- Coat of arms
- Location of Somogy county in Hungary
- Lakócsa Location of Lakócsa
- Coordinates: 45°53′47″N 17°41′26″E﻿ / ﻿45.89650°N 17.69043°E
- Country: Hungary
- Region: Southern Transdanubia
- County: Somogy
- District: Barcs
- RC Diocese: Pécs

Area
- • Total: 25.32 km^{2} (9.78 sq mi)

Population (2017)
- • Total: 525
- • Density: 20.7/km^{2} (53.7/sq mi)
- Demonym: lakócsai
- Time zone: UTC+1 (CET)
- • Summer (DST): UTC+2 (CEST)
- Postal code: 7918
- Area code: (+36) 82
- NUTS 3 code: HU232
- MP: László Szászfalvi (KDNP)

= Lakócsa =

Lakócsa (Lukovišće / Lukovišče) is a village in Somogy County, Hungary.

==Geography==

It is located near the River Drava, southeast of Barcs, south of Szigetvár and west of Sellye, in approximately the same distance from all the three towns, about 15 kilometers away.
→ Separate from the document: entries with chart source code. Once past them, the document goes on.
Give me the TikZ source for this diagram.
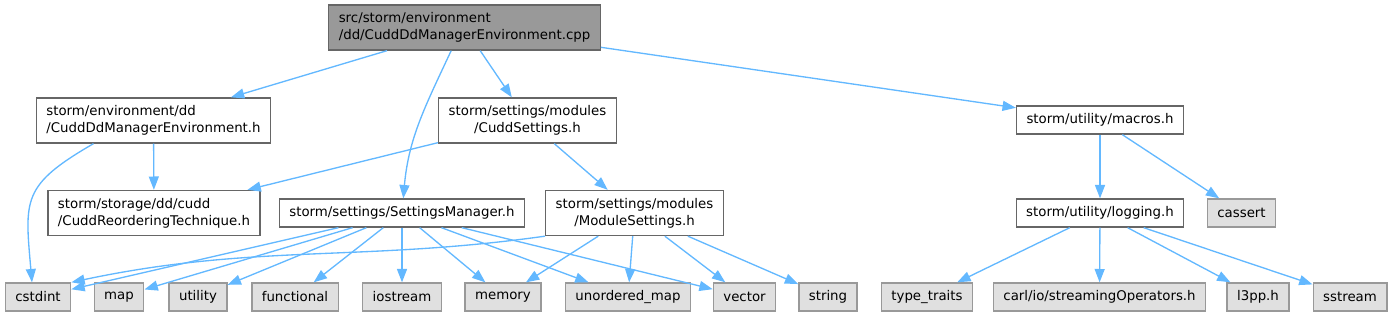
\documentclass[tikz,border=0pt]{standalone}
\usepackage{fontspec}
\setmainfont{DejaVu Sans}
\usepackage{tikz}
\usetikzlibrary{arrows.meta}
\definecolor{edgeblue}{HTML}{63B8FF}
\definecolor{rootgray}{HTML}{999999}
\definecolor{sysgray}{HTML}{E0E0E0}
\definecolor{framegray}{HTML}{666666}
\tikzset{
	hfile/.style={rectangle, draw=framegray, fill=white, line width=1pt,
		inner xsep=7.5pt, minimum height=21pt, font=\fontsize{10}{12.75}\selectfont},
	twoline/.style={minimum height=33.75pt},
	srcfile/.style={hfile, fill=rootgray},
	sysfile/.style={hfile, draw=rootgray, fill=sysgray},
	incl/.style={-{Triangle[length=10pt,width=7.5pt]}, draw=edgeblue, line width=1pt}
}

\begin{document}
\begin{tikzpicture}[x=0.75pt,y=-0.75pt]
        \useasboundingbox (0,0) rectangle (1394,316);

        % ==================================================
        % 1. SOURCE FILE
        % ==================================================
        \node[srcfile, twoline, align=left] (cpp) at (464.5,27.5)
            {src/storm/environment\\/dd/CuddDdManagerEnvironment.cpp};

        % ==================================================
        % 2. DIRECT INCLUDES
        % ==================================================
        \node[hfile, twoline, align=left] (envh) at (153.5,120.5)
            {storm/environment/dd\\/CuddDdManagerEnvironment.h};
        \node[hfile, twoline, align=center] (cuddset) at (527.5,120.5)
            {storm/settings/modules\\/CuddSettings.h};
        \node[hfile] (macros) at (1100,120) {storm/utility/macros.h};

        % ==================================================
        % 3. SECOND LEVEL
        % ==================================================
        \node[hfile, twoline, align=left] (reorder) at (154,213)
            {storm/storage/dd/cudd\\/CuddReorderingTechnique.h};
        \node[hfile] (setmgr) at (402,213) {storm/settings/SettingsManager.h};
        \node[hfile, twoline, align=center] (modset) at (634.5,213)
            {storm/settings/modules\\/ModuleSettings.h};
        \node[hfile] (logging) at (1100,213) {storm/utility/logging.h};
        \node[sysfile] (cassert) at (1241.5,213) {cassert};

        % ==================================================
        % 4. SYSTEM AND LIBRARY HEADERS
        % ==================================================
        \node[sysfile] (cstdint) at (38,297) {cstdint};
        \node[sysfile] (map) at (119,297) {map};
        \node[sysfile] (utility) at (198,297) {utility};
        \node[sysfile] (functional) at (295,297) {functional};
        \node[sysfile] (iostream) at (402,297) {iostream};
        \node[sysfile] (memory) at (503,297) {memory};
        \node[sysfile] (umap) at (628,297) {unordered\_map};
        \node[sysfile] (vector) at (744.5,297) {vector};
        \node[sysfile] (string) at (828,297) {string};
        \node[sysfile] (traits) at (927,297) {type\_traits};
        \node[sysfile] (carl) at (1099.5,297) {carl/io/streamingOperators.h};
        \node[sysfile] (l3pp) at (1258,297) {l3pp.h};
        \node[sysfile] (sstream) at (1350,297) {sstream};

        % ==================================================
        % 5. INCLUDE EDGES
        % ==================================================
        \draw[incl] (cpp) -- (envh);
        \draw[incl] ([xshift=-10pt]cpp.south) to[out=-115,in=85] (setmgr);
        \draw[incl] (cpp) -- (cuddset);
        \draw[incl] (cpp) -- (macros);

        \draw[incl] ([xshift=-45pt]envh.south) to[out=-150,in=95,looseness=1.4] ([xshift=-4.5pt]cstdint.north);
        \draw[incl] (envh) -- (reorder);

        \draw[incl] (cuddset) -- (reorder);
        \draw[incl] (cuddset) -- (modset);

        \draw[incl] (setmgr) -- (cstdint);
        \draw[incl] (setmgr) -- (map);
        \draw[incl] (setmgr) -- (utility);
        \draw[incl] (setmgr) -- (functional);
        \draw[incl] (setmgr) -- (iostream);
        \draw[incl] (setmgr) -- (memory);
        \draw[incl] (setmgr) -- (umap);
        \draw[incl] (setmgr) -- (vector);

        \draw[incl] (modset.south west) to[out=188,in=12] (cstdint.north east);
        \draw[incl] (modset) -- (memory);
        \draw[incl] (modset) -- (umap);
        \draw[incl] (modset) -- (vector);
        \draw[incl] (modset) -- (string);

        \draw[incl] (macros) -- (logging);
        \draw[incl] (macros) -- (cassert);

        \draw[incl] (logging) -- (traits);
        \draw[incl] (logging) -- (carl);
        \draw[incl] (logging) -- (l3pp);
        \draw[incl] (logging) -- (sstream);

    \end{tikzpicture}
\end{document}
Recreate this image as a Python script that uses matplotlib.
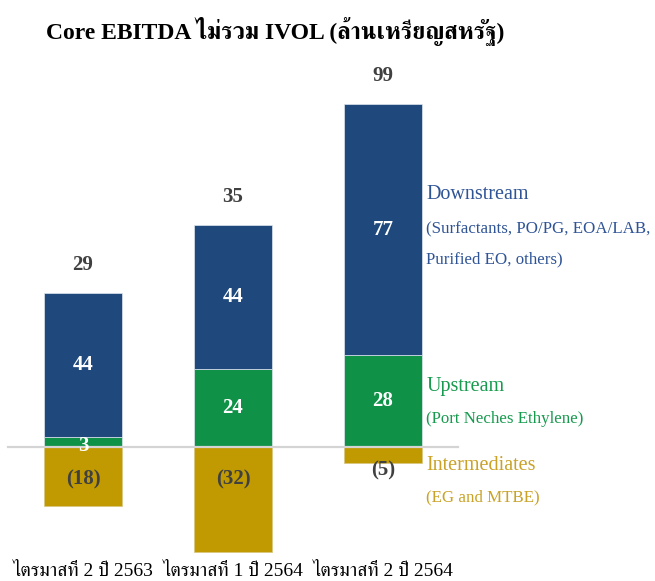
import matplotlib
matplotlib.use("Agg")
import matplotlib.pyplot as plt
import numpy as np

quarters = ["ไตรมาสที่ 2 ปี 2563", "ไตรมาสที่ 1 ปี 2564", "ไตรมาสที่ 2 ปี 2564"]
upstream = [3, 24, 28]
downstream = [44, 44, 77]
intermediates = [-18, -32, -5]
totals = [29, 35, 99]

c_down = "#1F497D"
c_up = "#0F9247"
c_int = "#C09A00"
t_down = "#2F5496"
t_up = "#179A4E"
t_int = "#C9A227"
dark = "#404040"

serif = ["Liberation Serif", "FreeSerif"]
plt.rcParams["font.family"] = serif

fig = plt.figure(figsize=(6.55, 5.81), dpi=100)
ax = fig.add_axes([0, 0, 1, 1])
# 150 px per category, 3.27 px per unit, baseline at y=447 px
ppu = 3.27
ax.set_xlim(-83 / 150, (655 - 83) / 150)
ax.set_ylim(-134 / ppu, 447 / ppu)
ax.axis("off")

x = np.arange(len(quarters))
w = 0.515
edge = dict(edgecolor="#dfe6ee", linewidth=0.5, zorder=2)
ax.bar(x, upstream, w, color=c_up, **edge)
ax.bar(x, downstream, w, bottom=upstream, color=c_down, **edge)
ax.bar(x, intermediates, w, color=c_int, edgecolor="#d9c680", linewidth=0.5,
       zorder=2)
ax.plot([-0.5, 2.5], [0, 0], color="#d4d4d4", lw=1.6, zorder=3)

for i in range(len(x)):
    uy = upstream[i] / 2 if upstream[i] > 5 else 0.3
    ax.text(x[i], uy, str(upstream[i]), color="white",
            fontsize=15, fontweight="bold", ha="center", va="center", zorder=4)
    ax.text(x[i], upstream[i] + downstream[i] / 2, str(downstream[i]),
            color="white", fontsize=15, fontweight="bold", ha="center",
            va="center", zorder=4)
    top = upstream[i] + downstream[i]
    ax.annotate(str(totals[i]), (x[i], top), xytext=(0, 13),
                textcoords="offset points", color=dark, fontsize=15,
                fontweight="bold", ha="center", va="bottom")
    v = intermediates[i]
    ly = v - 2.2 if v > -7.5 else -9.8
    ax.text(x[i], ly, f"({abs(v)})", color=dark, fontsize=15,
            fontweight="bold", ha="center", va="center", zorder=4)
    ax.text(x[i], -125 / ppu, quarters[i], color="black", fontsize=14,
            ha="center", va="center")

lx = 2.29
ax.text(lx, 252 / ppu, "Downstream", color=t_down, fontsize=14.5,
        va="center")
ax.text(lx, 218 / ppu, "(Surfactants, PO/PG, EOA/LAB,", color=t_down,
        fontsize=12.2, va="center")
ax.text(lx, 188 / ppu, "Purified EO, others)", color=t_down, fontsize=12.2,
        va="center")
ax.text(lx, 60 / ppu, "Upstream", color=t_up, fontsize=14.5, va="center")
ax.text(lx, 28 / ppu, "(Port Neches Ethylene)", color=t_up, fontsize=12.2,
        va="center")
ax.text(lx, -18 / ppu, "Intermediates", color=t_int, fontsize=14.5,
        va="center")
ax.text(lx, -50 / ppu, "(EG and MTBE)", color=t_int, fontsize=12.2,
        va="center")

fig.text(275 / 655, 1 - 31 / 581, "Core EBITDA ไม่รวม IVOL (ล้านเหรียญสหรัฐ)",
         fontsize=17, fontweight="bold", ha="center", va="center")

fig.savefig("out.png")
Its neighbors are from north Teklafalu and Endrőc, from east Drávafok, from south Felsőszentmárton, from southwest Szentborbás, from west Tótújfalu and from northwest Potony.

==History==
The settlement was first mentioned in 1565–1566 in the Turkish treasury dispatch list as Lankofcse. In 1571 there were only 5 tax payers of the Ottoman Porte in the village. In 1660 the Pannonhalma Abbey mentioned Lakócsa as the possession of the Custodiatus of the Diocese of Székesfehérvár. In 1715 the village was owned by the Zselicszentjakab Abbey. In 1748 it came under the rule of the treasury of the Habsburg Empire. According to the 1849 census it had 804 Roman Catholic Croatian residents. There was a huge conflagration in 1863 when half of the houses of Lakócsa burnt down. The settlement was known for its cattle and beef.